Published 4:33 pm Wednesday, September 9, 2009

By Staff
Gary, I’m going to miss you terribly, but downtown Washington is going to miss you even more. If a downtown can have a heart, you were it.
When I learned about Gary Tomasulo’s death Monday, my immediate thoughts were about his family, which he had with him in recent weeks as his children and grandchildren paid visits, in part to see Gary’s newest venture, La Bella Pizzeria, which he made clear was a family business. Just check out the back of the menus. As Monday afternoon became Monday night, I reflected on what Gary meant to me, personally and professionally.
Who’s going to keep me company at 2 o’clock in the morning in the camper provided by Crisp RV Center for our use during Smoke on the Water festivals? Who’s going to consult with me about T-shirts for Music in the Streets? Who’s going to swap stories with me, stories about grandchildren, as Gary and I did as I interviewed him for countless stories about downtown issues?
My first recollection of getting to know Gary takes me back to the first year of Music in the Streets. A group of about 10 or 12 people met to plan the event. Gary was there, with plenty of passion, energy and opinions. Gary always had plenty of those three items.
It became quite evident at that meeting this man was passionate about downtown Washington, something I found intriguing. After all, Gary was a New Yorker. That was evident by his speech. Gary, a retired corrections captain who worked in New York City, adopted downtown Washington, making it home after leaving Brooklyn.
He and I often joked about him, a Yankee, coming to the South and, rather than burning Washington like some other Yankees did during the Civil War, wanting to build up and improve Washington, especially its downtown. Perhaps that’s why he served as president of the Historic Downtown Washington Merchants Association since 2002.

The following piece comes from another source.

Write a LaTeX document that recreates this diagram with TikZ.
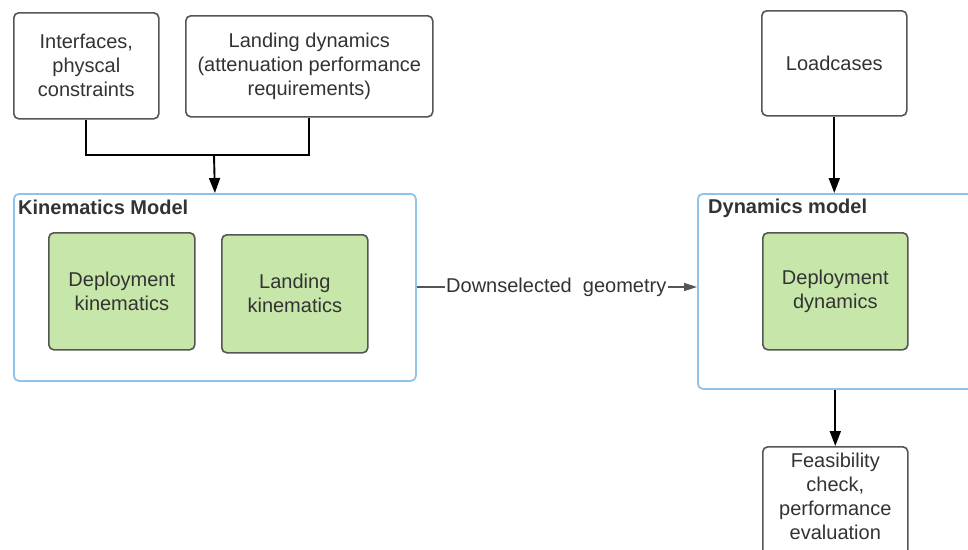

After many Music in the Streets events, Gary and I would sit in the Coca-Cola booth on Main Street, with Gary talking about the future of downtown, what he would like to see happen there and what others might do with downtown if given an opportunity. Gary was diligent in his effort to protect downtown’s merchants, shopkeepers and property owners.
During those 2 a.m. sessions in the camper during Smoke on the Water festivals, Gary would talk about the need to make city officials, prospective developers and others understand how their plans for downtown and its adjacent waterfront could affect the owners of mom-and-pop businesses trying to eke out a living as taxes, utility rates and government-imposed fees increased.
But Gary did more than just talk; he acted.
It was Gary who was instrumental in the effort to replace the wooden slats in benches in downtown Washington several years ago, obtaining the materials needed for the job and doing most of that job himself. Gary also pushed for cleaning up and improving the alleys in the downtown area.
Gary did not like seeing an empty storefront downtown. To him, an empty storefront was a challenge. He just knew there was a unique business out there waiting to find a home in downtown Washington.
Gary’s death has left a vast emptiness in the downtown community, but it’s also left an empty place in my life.
But each time I go downtown, I will be reminded of what one man can do with passion, energy and opinions. Gary’s legacy, at least a big part of it, is downtown Washington.
For now, downtown is suffering from a broken heart. It will recover and survive. That’s a fitting way to honor Gary’s contribution to downtown Washington.